After the animator draws the key poses of the action, the supplementary fill-in drawings are executed by an assistant known as "in-betweener.”
IN THE CLOSING paragraphs of Chapter 4 of this series, which appeared here last month, the term “cel level” was explained as the relative position on the animation stand occupied by one or more celluloid or acetate sheets on which the action images are drawn and inked. Usually there are four: the cel on the bottom, next to the background, is the first level; the one on top, the fourth.
It is a function of the animator to break down the various actions in a given scene and consign each to a definite cel level. Action that remains in the background or that works under other action is put on a lower cel level; the reverse holds for action that works in front of characters. Action can move from one cel level to another, but this isn’t advisable unless absolutely necessary because of the slight jump in color tone that usually results when changing the number of cels above an illustration, as explained last month.
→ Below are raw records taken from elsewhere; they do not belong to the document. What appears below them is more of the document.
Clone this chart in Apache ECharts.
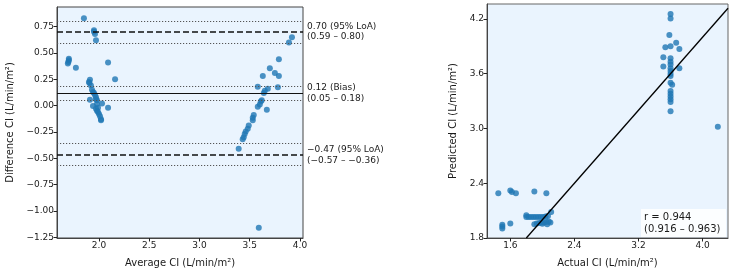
<!DOCTYPE html>
<html>
<head>
<meta charset="utf-8">
<script src="https://cdn.jsdelivr.net/npm/echarts@6.0.0/dist/echarts.min.js"></script>
<style>html,body{margin:0;padding:0;background:#fff;}#c{width:732px;height:273px;}</style>
</head>
<body>
<div id="c"></div>
<script>
// Bland–Altman data (average, difference)
const baAverage = [1.85,1.95,1.95,1.96,1.97,1.70,1.70,1.695,1.69,1.77,2.09,2.16,1.91,1.90,1.905,1.92,1.93,1.94,1.95,1.96,1.97,1.98,1.91,1.97,2.03,1.98,1.94,1.97,1.99,1.98,1.99,2.00,2.01,2.02,2.02,2.09,
  3.39,3.43,3.44,3.45,3.46,3.48,3.49,3.53,3.53,3.54,3.58,3.60,3.61,3.62,3.67,3.64,3.65,3.68,3.58,3.63,3.70,3.75,3.79,3.78,3.79,3.89,3.92,3.59];
const baDifference = [0.83,0.715,0.70,0.68,0.62,0.445,0.43,0.415,0.40,0.36,0.41,0.25,0.245,0.225,0.215,0.19,0.15,0.13,0.12,0.10,0.08,0.05,0.055,0.06,0.02,0.015,-0.005,-0.03,-0.02,-0.05,-0.06,-0.08,-0.10,-0.13,-0.14,-0.02,
  -0.41,-0.32,-0.30,-0.27,-0.245,-0.22,-0.19,-0.14,-0.115,-0.09,-0.01,0.01,0.04,0.05,-0.04,0.12,0.14,0.16,0.18,0.28,0.355,0.31,0.28,0.175,0.44,0.60,0.65,-1.16];
// Correlation data (actual, predicted)
const actualCI = [1.45,1.60,1.62,1.67,1.90,2.05,1.50,1.50,1.50,1.60,
  1.80,1.80,1.83,1.86,1.89,1.92,1.95,1.98,2.01,2.04,2.07,2.11,
  1.90,1.93,1.96,1.99,2.02,2.05,2.08,2.10,2.06,2.00,
  3.60,3.60,3.585,3.535,3.60,3.67,3.71,3.51,3.60,3.60,3.60,3.51,3.60,3.71,3.60,3.60,3.60,3.60,3.62,3.60,3.60,3.60,3.60,3.60,3.60,4.19];
const predictedCI = [2.29,2.32,2.305,2.29,2.31,2.29,1.945,1.925,1.905,1.96,
  2.05,2.03,2.03,2.03,2.03,2.03,2.03,2.03,2.03,2.035,2.04,2.085,
  1.95,1.96,1.965,1.97,1.97,1.975,1.98,1.97,1.95,1.955,
  4.255,4.205,4.025,3.89,3.90,3.94,3.87,3.78,3.77,3.73,3.70,3.68,3.66,3.66,3.63,3.60,3.575,3.50,3.48,3.41,3.38,3.35,3.32,3.29,3.19,3.02];
// Statistic lines
const biasValue = 0.12, biasCI = [0.05, 0.18];
const loaUpper = 0.70, loaUpperCI = [0.59, 0.80];
const loaLower = -0.47, loaLowerCI = [-0.57, -0.36];
const biasLabel = '0.12 (Bias)\n(0.05 – 0.18)';
const loaUpperLabel = '0.70 (95% LoA)\n(0.59 – 0.80)';
const loaLowerLabel = '−0.47 (95% LoA)\n(−0.57 – −0.36)';
const corrLabel = 'r = 0.944\n(0.916 – 0.963)';
// Ticks
const baXTicks = [2.0, 2.5, 3.0, 3.5, 4.0];
const baYTicks = [-1.25, -1.0, -0.75, -0.5, -0.25, 0, 0.25, 0.5, 0.75];
const corrXTicks = [1.6, 2.4, 3.2, 4.0];
const corrYTicks = [1.8, 2.4, 3.0, 3.6, 4.2];
// Identity line end points (y = x)
const identityLine = [1.8, 4.317];

const FONT = 'DejaVu Sans';
const fmt = d => v => v.toFixed(d).replace('-', '\u2212');
const axisCommon = (ticks, dec) => ({
  type: 'value',
  splitLine: {show: false},
  axisLine: {show: true, onZero: false, lineStyle: {color: '#444', width: 1}},
  axisTick: {show: true, customValues: ticks, length: 3.5, lineStyle: {color: '#222'}},
  axisLabel: {customValues: ticks, formatter: fmt(dec), fontSize: 9, fontFamily: FONT, color: '#1a1a1a', margin: 3},
  nameLocation: 'middle',
  nameTextStyle: {fontSize: 10, fontFamily: FONT, color: '#1a1a1a'}
});
const dotted = v => ({yAxis: v, lineStyle: {type: [1.2, 1.8], width: 1, color: '#555'}, label: {show: false}});

const chart = echarts.init(document.getElementById('c'), null, {renderer: 'canvas'});
chart.setOption({
  animation: false,
  grid: [
    {left: 57, top: 7, width: 246, height: 233, show: true, backgroundColor: '#eaf4fe', borderColor: '#444', borderWidth: 1},
    {left: 487, top: 4, width: 241, height: 234, show: true, backgroundColor: '#eaf4fe', borderColor: '#666', borderWidth: 1}
  ],
  xAxis: [
    Object.assign(axisCommon(baXTicks, 1), {gridIndex: 0, min: 1.582, max: 4.03, name: 'Average CI (L/min/m²)', nameGap: 20}),
    Object.assign(axisCommon(corrXTicks, 1), {gridIndex: 1, min: 1.309, max: 4.317, name: 'Actual CI (L/min/m²)', nameGap: 20})
  ],
  yAxis: [
    Object.assign(axisCommon(baYTicks, 2), {gridIndex: 0, min: -1.257, max: 0.936, name: 'Difference CI (L/min/m²)', nameGap: 42}),
    Object.assign(axisCommon(corrYTicks, 1), {gridIndex: 1, min: 1.8, max: 4.364, name: 'Predicted CI (L/min/m²)', nameGap: 29})
  ],
  series: [
    {
      type: 'scatter', xAxisIndex: 0, yAxisIndex: 0,
      data: baAverage.map((a, i) => [a, baDifference[i]]),
      symbolSize: 6,
      itemStyle: {color: '#1f77b4', opacity: 0.8},
      markLine: {
        silent: true, symbol: ['none', 'none'],
        label: {position: 'end', distance: 4, fontSize: 9, fontFamily: FONT, color: '#1a1a1a', lineHeight: 10.5, align: 'left'},
        data: [
          dotted(loaUpperCI[0]), dotted(loaUpperCI[1]),
          dotted(biasCI[0]), dotted(biasCI[1]),
          dotted(loaLowerCI[0]), dotted(loaLowerCI[1]),
          {yAxis: loaUpper, lineStyle: {type: [6, 3], width: 1.5, color: '#111'}, label: {show: true, formatter: loaUpperLabel}},
          {yAxis: biasValue, lineStyle: {type: 'solid', width: 1.2, color: '#111'}, label: {show: true, formatter: biasLabel}},
          {yAxis: loaLower, lineStyle: {type: [6, 3], width: 1.5, color: '#111'}, label: {show: true, formatter: loaLowerLabel}}
        ]
      }
    },
    {
      type: 'scatter', xAxisIndex: 1, yAxisIndex: 1,
      data: actualCI.map((a, i) => [a, predictedCI[i]]),
      symbolSize: 6,
      itemStyle: {color: '#1f77b4', opacity: 0.8}
    },
    {
      type: 'line', xAxisIndex: 1, yAxisIndex: 1, clip: true,
      data: identityLine.map(v => [v, v]),
      symbol: 'none', silent: true,
      lineStyle: {color: '#000', width: 1.3}
    }
  ],
  graphic: [
    {type: 'rect', shape: {x: 641, y: 209, width: 85, height: 28}, style: {fill: 'rgba(255,255,255,0.85)'}, z: 100},
    {type: 'text', x: 644, y: 211, z: 101, style: {text: corrLabel, font: '10px "DejaVu Sans"', fill: '#1a1a1a', lineHeight: 12, verticalAlign: 'top'}}
  ]
});
</script>
</body>
</html>
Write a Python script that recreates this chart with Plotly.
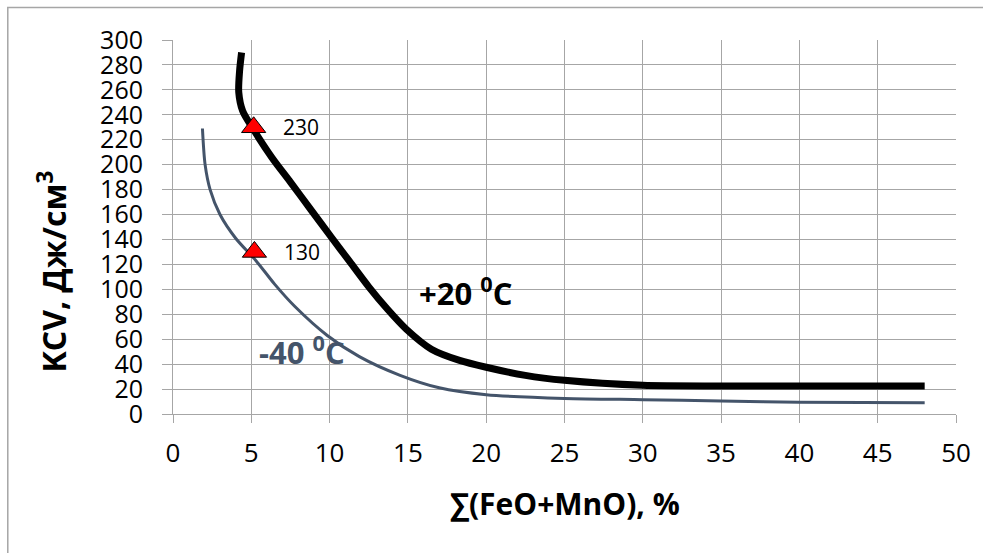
import plotly.graph_objects as go

# +20 °C curve
x_p20 = [4.38, 4.25, 4.2, 4.45, 5.1, 6.3, 7.5, 8.8, 10.1, 11.3, 12.5, 13.7, 14.9, 16.5, 18.3, 20.0, 22.5, 25.0, 30.0, 35.0, 40.0, 48.0]
y_p20 = [290, 275, 258, 243, 229, 206, 186, 164, 142, 122, 102, 84, 68, 52, 43, 37.5, 31, 27, 23, 22.5, 22.5, 22.5]

# -40 °C curve
x_m40 = [1.88, 2.05, 2.37, 3.0, 4.0, 5.3, 6.5, 7.8, 9.85, 11.9, 14.5, 17.0, 20.0, 25.0, 30.0, 35.0, 40.0, 48.0]
y_m40 = [229, 200, 180, 160, 141, 123, 104, 86, 63, 46, 31, 21, 15.5, 12.5, 11.5, 10.5, 9.5, 9]

# highlighted points
x_pts = [5.15, 5.2]
y_pts = [230, 130]
pt_labels = ["230", "130"]

FONT = "Open Sans"
GRID = "#a6a6a6"
SLATE = "#44546A"

fig = go.Figure()
fig.add_trace(go.Scatter(x=x_m40, y=y_m40, mode="lines",
                         line=dict(color=SLATE, width=3, shape="spline", smoothing=0.8),
                         showlegend=False, hoverinfo="skip"))
fig.add_trace(go.Scatter(x=x_p20, y=y_p20, mode="lines",
                         line=dict(color="black", width=7, shape="spline", smoothing=0.8),
                         showlegend=False, hoverinfo="skip"))
fig.add_trace(go.Scatter(x=x_pts, y=y_pts, mode="markers",
                         marker=dict(symbol="triangle-up", size=21, color="#ff0000",
                                     line=dict(color="black", width=1)),
                         showlegend=False, hoverinfo="skip"))

for xv, yv, t in zip(x_pts, y_pts, pt_labels):
    fig.add_annotation(x=xv + 1.75, y=yv, text=t, showarrow=False, xanchor="left",
                       yanchor="middle", font=dict(family=FONT, size=21, color="black"))

fig.add_annotation(x=15.6, y=98, text="<b>+20 <sup>0</sup>C</b>", showarrow=False,
                   xanchor="left", yanchor="middle", font=dict(family=FONT, size=31, color="black"))
fig.add_annotation(x=5.35, y=51, text="<b>-40 <sup>0</sup>C</b>", showarrow=False,
                   xanchor="left", yanchor="middle", font=dict(family=FONT, size=31, color=SLATE))

fig.add_annotation(xref="paper", yref="paper", x=0.5, y=-0.238,
                   text="<b>∑(FeO+MnO), %</b>", showarrow=False,
                   xanchor="center", yanchor="middle", font=dict(family=FONT, size=30, color="black"))
fig.add_annotation(xref="paper", yref="paper", x=-0.155, y=0.38,
                   text="<b>KCV, Дж/см<sup>3</sup></b>", showarrow=False, textangle=-90,
                   xanchor="center", yanchor="middle", font=dict(family=FONT, size=32, color="black"))

# outer chart frame
fig.add_shape(type="rect", xref="paper", yref="paper", x0=-0.211, x1=1.2, y0=-0.6, y1=1.087,
              line=dict(color=GRID, width=1.5))

fig.update_xaxes(range=[0, 50], dtick=5, tick0=0, showgrid=True, gridcolor=GRID, gridwidth=1,
                 showline=True, linecolor=GRID, linewidth=1, ticks="outside", ticklen=8,
                 tickcolor=GRID, zeroline=False, ticklabelstandoff=8,
                 tickfont=dict(family=FONT, size=26, color="black"))
fig.update_yaxes(range=[0, 300], dtick=20, tick0=0, showgrid=True, gridcolor=GRID, gridwidth=1,
                 showline=True, linecolor=GRID, linewidth=1, ticks="outside", ticklen=10,
                 tickcolor=GRID, zeroline=False, ticklabelstandoff=14,
                 tickfont=dict(family=FONT, size=25, color="black"))

fig.update_layout(width=983, height=553, margin=dict(l=173, r=25, t=40, b=139),
                  plot_bgcolor="white", paper_bgcolor="white", showlegend=False)

fig.write_html("out.html")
Whenever there is some non-moving prop in the foreground – a tree, rock, stump, bush, etc. – behind which the action of the scene works at some time, it is placed on the top cel level and termed an “overlay.” The prop, portion of the terrain, or whatever it might be, is painted in the same fashion tones and colors as the background, either in cels directly on the cel, or on regular water-color paper – then cut out and cemented onto the cel. The purpose of an overlay is to increase the pictorial effectiveness of a scene by providing it with a feeling of depth and third dimension. It can also help “frame” a scene to enhance pictorial composition, This technique was lavishly used in such Disney productions as “Snow White and The Seven Dwarfs” and “Bambi,” and in the more recent full-length animation feature “Sleeping Beauty,” to be released by Walt Disney early in 1959.